The alternative are markup languages. HTML is one which we're all familiar with, but its not an easy language to author, and it doesn't tend to lend itself to particularly well-structure results which can be easily moved into other formats and re-used. There are MANY 'wiki formats', basically small markup languages which are intended to render as HTML, such as TWiki markup. These are OK, but are generally only well-supported by one or a very few applications, with options for conversion to other formats either limited or of low quality.

This leaves roughly three contenders for a good markup language that will support flexible reuse and work pretty well with HTML, LaTeX, Docbook, and Markdown. LaTeX is the grand-daddy of all markups (well, there is runoff and its ilk, but these are little-used today). It certainly has the expressive power required to do anything you want. You could author the Encyclopedia Britannica in LaTeX (and maybe they do, I have no idea). Of course this is also a two-edged sword. LaTeX is powerful, but it is also really complex. You pretty much have to be a LaTeX Guru, or have access to one, to do a good job of authoring LaTeX documents.

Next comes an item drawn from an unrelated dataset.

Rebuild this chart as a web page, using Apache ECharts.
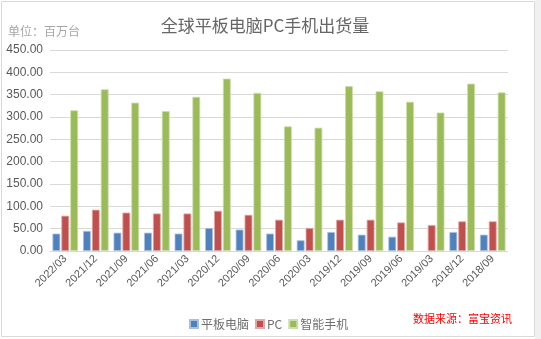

Docbook is another XML-based markup; this one is much better structured and was designed with publishing tool chains in mind. It naturally converts to HTML or other XML-based markups pretty easily. It can also be converted to LaTeX without a vast amount of trouble. Its fairly standardized, and it inherently supports breaking down projects into chapters/sections, which fits pretty well with the idea of displaying our content in a sort of wiki-like form.

Markdown is the other option that I've really looked at. It is another of the sort of 'wiki editor' languages. It's main claim to fame is ease of authoring. Like most wiki type formats it can be typed in quickly using pretty much any sort of text editor, or even a basic HTML textarea control. Its main weakness is more limited expressiveness than other options. While you can create a lot of content in something like GFM (Git Flavored Markdown) it lacks features like being able to specify headers and footers, floating elements left and right, borders and backgrounds, and any number of other fairly basic formatting capabilities you might want in a published document. Still, it is widely supported, albeit in a number of semi-compatible dialects, and works well online.

I don't think there's a perfect answer here. As with many such cases, maybe it is best to work with a few of the options and see how they pan out. Its not clear that we must lock ourselves into a single choice that cannot ever be revisited. It might be hard at some point to pull together content in several formats into a single cohesive document -if we were to desire to publish our contents in print for example- but at the same time premature decisions are bad decisions, so lets consider what we might do about this and look at the solution space and architecture, then perhaps perform some experiments (spikes as we say).